No natal encontramos a ternura e o amor de Deus que se inclina sobre os nossos limites, sobre as nossas fraquezas, sobre os nossos pecados e se abaixa até nós. São Paulo afirma que Jesus Cristo “mesmo sendo homem na condição de Deus... esvaziou-se, assumindo a condição de servo, tornando-se semelhante ao homem” (Fil 2, 6-7).
Olhemos a gruta de Belém: Deus se abaixa até ser colocado em uma manjedoura, que é já o prelúdio do abaixamento na hora de sua paixão. O ápice da história de amor entre Deus e o homem, passa pela manjedoura de Belém e o sepulcro de Jerusalém.
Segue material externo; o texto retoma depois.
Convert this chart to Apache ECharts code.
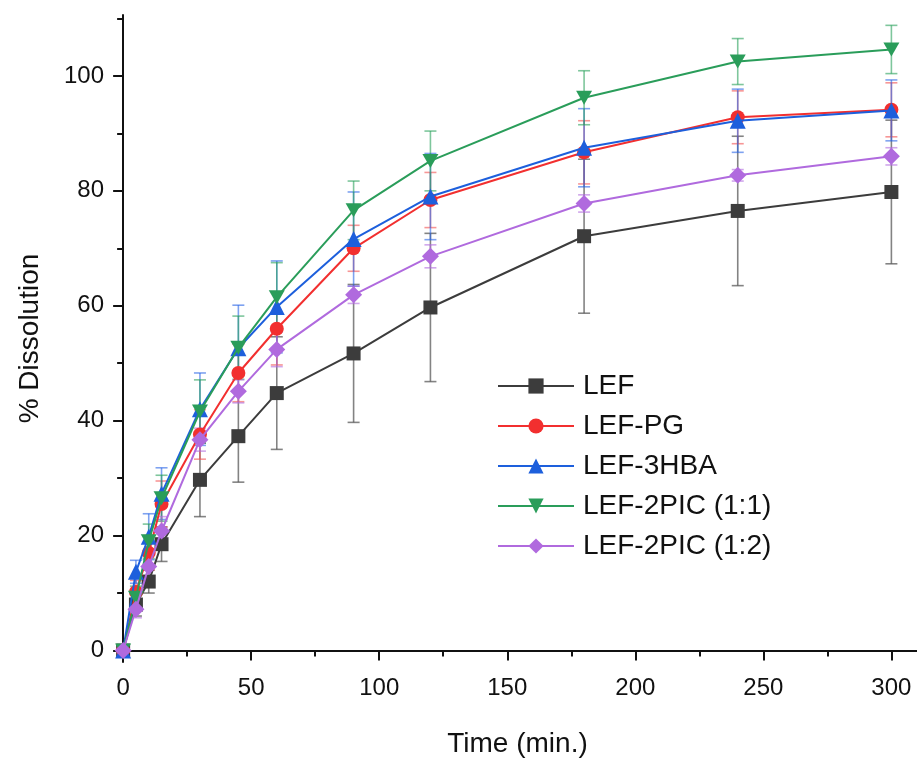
<!DOCTYPE html>
<html>
<head>
<meta charset="utf-8">
<script src="https://cdn.jsdelivr.net/npm/echarts@6/dist/echarts.min.js"></script>
<style>html,body{margin:0;padding:0;background:#fff;}#c{width:917px;height:762px;}</style>
</head>
<body>
<div id="c"></div>
<script>
const times = [0, 5, 10, 15, 30, 45, 60, 90, 120, 180, 240, 300];
const seriesNames = ['LEF', 'LEF-PG', 'LEF-3HBA', 'LEF-2PIC (1:1)', 'LEF-2PIC (1:2)'];
const lef     = [0, 8.0, 12.0, 18.5, 29.7, 37.3, 44.8, 51.7, 59.7, 72.1, 76.5, 79.8];
const lefErr  = [0, 2, 2, 3, 6.4, 8, 9.8, 12, 12.9, 13.4, 13, 12.5];
const pg      = [0, 10.2, 17.0, 25.5, 37.6, 48.3, 56.0, 70.0, 78.4, 86.7, 92.8, 94.1];
const pgErr   = [0, 2, 3, 4, 4.3, 5, 6.3, 4, 4.8, 5.5, 4.6, 4.7];
const hba     = [0, 13.7, 19.8, 27.3, 42.0, 52.6, 59.8, 71.6, 79.0, 87.5, 92.2, 94.0];
const hbaErr  = [0, 2, 4, 4.5, 6.3, 7.5, 8, 8.2, 7.5, 6.8, 5.5, 5.3];
const pic11   = [0, 9.2, 19.0, 26.5, 41.6, 52.7, 61.5, 76.6, 85.2, 96.2, 102.5, 104.6];
const pic11Err= [0, 2, 3, 4, 5.5, 5.5, 6, 5.1, 5.2, 4.7, 4, 4.2];
const pic12   = [0, 7.2, 14.6, 20.8, 36.7, 45.1, 52.4, 61.9, 68.6, 77.8, 82.7, 86.0];
const pic12Err= [0, 1.5, 2, 2.5, 2, 2, 3, 1.5, 2, 1.5, 1, 1.5];

const xMajorTicks = [0, 50, 100, 150, 200, 250, 300];
const xMinorTicks = [25, 75, 125, 175, 225, 275];
const yMajorTicks = [0, 20, 40, 60, 80, 100];
const yMinorTicks = [10, 30, 50, 70, 90, 110];

const values = [lef, pg, hba, pic11, pic12];
const errors = [lefErr, pgErr, hbaErr, pic11Err, pic12Err];
const colors = ['#3c3c3c', '#f22f2f', '#1d5fdc', '#2a9d5a', '#b06ade'];
const errColors = ['rgba(90,90,90,0.75)', 'rgba(242,80,80,0.6)', 'rgba(40,100,230,0.6)', 'rgba(40,160,90,0.6)', 'rgba(176,106,222,0.6)'];
const symbols = ['rect', 'circle', 'triangle', 'path://M0,0 L10,0 L5,9 Z', 'diamond'];
const symbolSizes = [14, 14, 16, [16, 14], 17];

const AX = {min: -2, max: 310};
const AY = {min: -2, max: 110.6};
const font = 'Liberation Sans, Arial, sans-serif';

const series = [];
values.forEach((vals, i) => {
  series.push({
    type: 'custom',
    name: 'err ' + seriesNames[i],
    xAxisIndex: 0, yAxisIndex: 0,
    z: 1,
    silent: true,
    data: times.map((t, k) => [t, vals[k] - errors[i][k], vals[k] + errors[i][k]]),
    renderItem: function (params, api) {
      const x = api.value(0);
      const lo = api.coord([x, api.value(1)]);
      const hi = api.coord([x, api.value(2)]);
      const w = 6;
      const st = {stroke: errColors[i], lineWidth: 1.6};
      return {
        type: 'group',
        children: [
          {type: 'line', shape: {x1: lo[0], y1: lo[1], x2: hi[0], y2: hi[1]}, style: st},
          {type: 'line', shape: {x1: lo[0] - w, y1: lo[1], x2: lo[0] + w, y2: lo[1]}, style: st},
          {type: 'line', shape: {x1: hi[0] - w, y1: hi[1], x2: hi[0] + w, y2: hi[1]}, style: st}
        ]
      };
    }
  });
});
values.forEach((vals, i) => {
  series.push({
    type: 'line',
    name: seriesNames[i],
    xAxisIndex: 0, yAxisIndex: 0,
    z: 3 + i,
    data: times.map((t, k) => [t, vals[k]]),
    symbol: symbols[i],
    symbolSize: symbolSizes[i],
    showAllSymbol: true,
    lineStyle: {color: colors[i], width: 2},
    itemStyle: {color: colors[i], opacity: 1},
    emphasis: {disabled: true},
    animation: false
  });
});

const axisLineStyle = {show: true, lineStyle: {color: '#111', width: 2}};
const option = {
  animation: false,
  backgroundColor: '#fff',
  grid: {left: 118, right: 0, top: 15, bottom: 100, containLabel: false, outerBoundsMode: 'none'},
  legend: {
    data: seriesNames,
    orient: 'vertical',
    left: 492,
    top: 367,
    itemWidth: 76,
    itemHeight: 19,
    itemGap: 12,
    textStyle: {fontSize: 28, fontFamily: font, color: '#111', padding: [0, 0, 0, 4]},
    selectedMode: false
  },
  xAxis: [
    {
      type: 'value', min: AX.min, max: AX.max, position: 'bottom',
      axisLine: axisLineStyle,
      axisTick: {show: true, inside: false, length: 10, customValues: xMajorTicks, lineStyle: {color: '#111', width: 2}},
      axisLabel: {show: true, customValues: xMajorTicks, fontSize: 24, fontFamily: font, color: '#111', margin: 14},
      splitLine: {show: false},
      name: 'Time (min.)', nameLocation: 'middle', nameGap: 68,
      nameTextStyle: {fontSize: 28, fontFamily: font, color: '#111'}
    },
    {
      type: 'value', min: AX.min, max: AX.max, position: 'bottom',
      axisLine: {show: false},
      axisTick: {show: true, inside: false, length: 6, customValues: xMinorTicks, lineStyle: {color: '#111', width: 2}},
      axisLabel: {show: false},
      splitLine: {show: false}
    }
  ],
  yAxis: [
    {
      type: 'value', min: AY.min, max: AY.max, position: 'left',
      axisLine: axisLineStyle,
      axisTick: {show: true, inside: false, length: 10, customValues: yMajorTicks, lineStyle: {color: '#111', width: 2}},
      axisLabel: {show: true, customValues: yMajorTicks, fontSize: 24, fontFamily: font, color: '#111', margin: 14},
      splitLine: {show: false},
      name: '% Dissolution', nameLocation: 'middle', nameGap: 74, nameRotate: 90,
      nameTextStyle: {fontSize: 28, fontFamily: font, color: '#111'}
    },
    {
      type: 'value', min: AY.min, max: AY.max, position: 'left',
      axisLine: {show: false},
      axisTick: {show: true, inside: false, length: 6, customValues: yMinorTicks, lineStyle: {color: '#111', width: 2}},
      axisLabel: {show: false},
      splitLine: {show: false}
    }
  ],
  series: series
};
const chart = echarts.init(document.getElementById('c'), null, {renderer: 'canvas'});
chart.setOption(option);
</script>
</body>
</html>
Queridos irmãos e irmãs, vivamos com alegria o natal que se aproxima. Vivamos este maravilhoso evento: o Filho de Deus nasce ainda “hoje”, Deus está realmente próximo a cada um de nós e quer nos encontrar, quer nos conduzir a Ele. Ele é a verdadeira luz que remove e dissolve as trevas que envolvem nossa vida e a vida da humanidade. Vivamos o Natal do Senhor contemplando o caminho do amor imenso de Deus que nos eleva a Ele por meio do Mistério da Encarnação, Paixão, Morte e Ressurreição de Seu Filho, pois – como afirma Santo Agostinho – “em [Cristo] a divindade do Unigênito participa da nossa mortalidade, a fim que nós possamos participar de Sua imortalidade” (Epistola 187,6,20: PL 33,839-840).
Sobretudo, contemplemos e vivamos este Mistério na celebração da Eucaristia, centro do Santo Natal; ali está presente de maneira real Jesus, verdadeiro Pão que desceu do Céu, verdadeiro Cordeiro sacrificado para nossa salvação.
Desejo a todos vocês e as vossas famílias uma celebração de Natal realmente cristã, de modo que também todas as felicitações deste dia sejam expressões da alegria por saber que Deus está próximo a nós e quer percorrer connosco o caminho da vida. Obrigado.